CV+Deep Learning——网络架构Pytorch复现系列——Detection(一：SSD:Single Shot MultiBox Detector 4.推理Detect)

上一话

CV+Deep Learning——网络架构Pytorch复现系列——Detection(一：SSD:Single Shot MultiBox Detector 3.loss)https://blog.csdn.net/XiaoyYidiaodiao/article/details/127535159?spm=1001.2014.3001.5501

复现Object Detection，会复现的网络架构有：

1.SSD: Single Shot MultiBox Detector(√)

2.RetinaNet

3.Faster RCNN

4.YOLO系列

....

代码：

https://github.com/HanXiaoyiGitHub/Simple-CV-Pytorch-masterhttps://github.com/HanXiaoyiGitHub/Simple-CV-Pytorch-master

1.复现SSD

1.4推理

推理阶段比较好理解，代码如下

代码

import torch
from torchvision.ops import nms
from torch.autograd import Function
from models.detection.SSD.utils.box_utils import decode


class Detect(Function):
    """At test time, Detect is the final layer of SSD.  Decode location preds,
    apply non-maximum suppression to location predictions based on conf
    scores and threshold to a top_k number of output predictions for both
    confidence score and locations.
    """

    def __init__(self, num_classes, top_k, conf_thresh, nms_thresh, bkg_label=0):
        self.num_classes = num_classes
        self.top_k = top_k
        self.conf_thresh = conf_thresh
        # Parameters used in nms.
        self.nms_thresh = nms_thresh
        if nms_thresh <= 0:
            raise ValueError('nms_threshold must be non negative.')
        self.background_label = bkg_label
        self.variance = [0.1, 0.2]

    def forward(self, loc_data, conf_data, prior_data):
        """
        Args:
            loc_data: (tensor) Loc preds from loc layers
                Shape: [batch,num_priors,4]
            conf_data: (tensor) Shape: Conf preds from conf layers
                Shape: [batch,num_priors,num_classes]
            prior_data: (tensor) Prior boxes and variances from priorbox layers
                Shape: [num_priors,4]
        """
        num = loc_data.size(0)  # batch size
        num_priors = prior_data.size(0)  # 8732
        output = torch.zeros(num, self.num_classes, self.top_k, 5)
        conf_preds = conf_data.view(num, num_priors,
                                    self.num_classes).transpose(2, 1)

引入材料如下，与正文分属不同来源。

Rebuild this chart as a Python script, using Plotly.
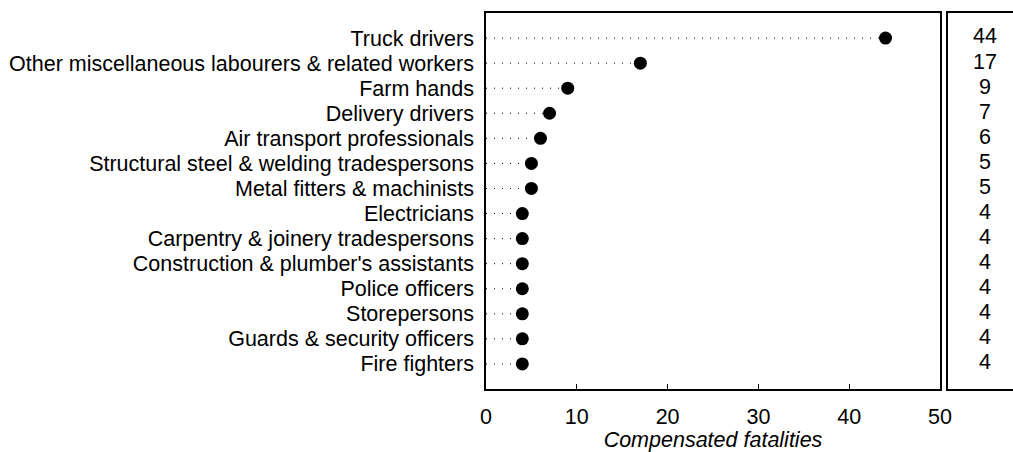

        # Decode predictions into bboxes.
        for i in range(num):
            decoded_boxes = decode(loc_data[i], prior_data, self.variance)
            # For each class, perform nms
            conf_scores = conf_preds[i].clone()
            for cl in range(1, self.num_classes):
                c_mask = conf_scores[cl].gt(self.conf_thresh)
                scores = conf_scores[cl][c_mask]
                if scores.size(0) == 0:
                    continue
                l_mask = c_mask.unsqueeze(1).expand_as(decoded_boxes)
                boxes = decoded_boxes[l_mask].view(-1, 4)
                # idx of highest scoring and non-overlapping boxes per class
                ids = nms(boxes, scores, self.nms_thresh)
                if len(ids) < self.top_k:
                    output[i, cl, :len(ids)] = torch.cat((scores[ids].unsqueeze(1), boxes[ids]), 1)
                else:
                    output[i, cl, :self.top_k] = torch.cat((scores[ids[:self.top_k]].unsqueeze(1),
                                                            boxes[ids[:self.top_k]]), 1)
        flt = output.contiguous().view(num, -1, 5)
        _, idx = flt[:, :, 0].sort(1, descending=True)
        _, rank = idx.sort(1)
        flt[(rank < self.top_k).unsqueeze(-1).expand_as(flt)].fill_(0)
        return output


if __name__ == '__main__':
    from options.detection.SSD.train_options import cfg

    detect = Detect(num_classes=cfg['DATA']['NUM_CLASSES'],
                    top_k=cfg['TEST']['TOP_K'],
                    conf_thresh=cfg['TEST']['CONF_THRESH'],
                    nms_thresh=cfg['TEST']['NMS_THRESH'])
    loc_data = torch.randn(16, 8732, 4)
    conf_data = torch.randn(16, 8732, 21)
    prior_data = torch.randn(8732, 4)

    out = detect.forward(loc_data, conf_data, prior_data)
    print('Detect output shape:', out.shape)

结果

Detect output shape: torch.size([16, 81, 150, 5])

使用此模型的评估结果，未精细调节参数以及精度

模型评估VOC结果

 Network: ssd
 backbone: vgg+add_extras
 loss: cls(cross_entropy_loss)+reg(smooth_l1_loss)
 dataset: voc
 batch_size: 16
 optim: SGD
 lr: 0.001
 scheduler: adjust_learning_rate
 epoch: 115

epochs	batch norm	Mean AP (%)	Download Baidu yun	Key
115	False	75.4	https://pan.baidu.com/s/1WfE58NdTtTo4XtH4_bWdew	xwaw
115	True	76.2	https://pan.baidu.com/s/1zw_EeVs6OlwkbgoRrNifMA	2xzk

模型voc可视化结果

模型评估COCO结果

 Network: ssd
 backbone: vgg+add_extras
 loss: cls(cross_entropy_loss)+reg(smooth_l1_loss)
 dataset: coco
 batch_size: 16
 optim: SGD
 lr: 0.001
 scheduler: adjust_learning_rate
 epoch: 55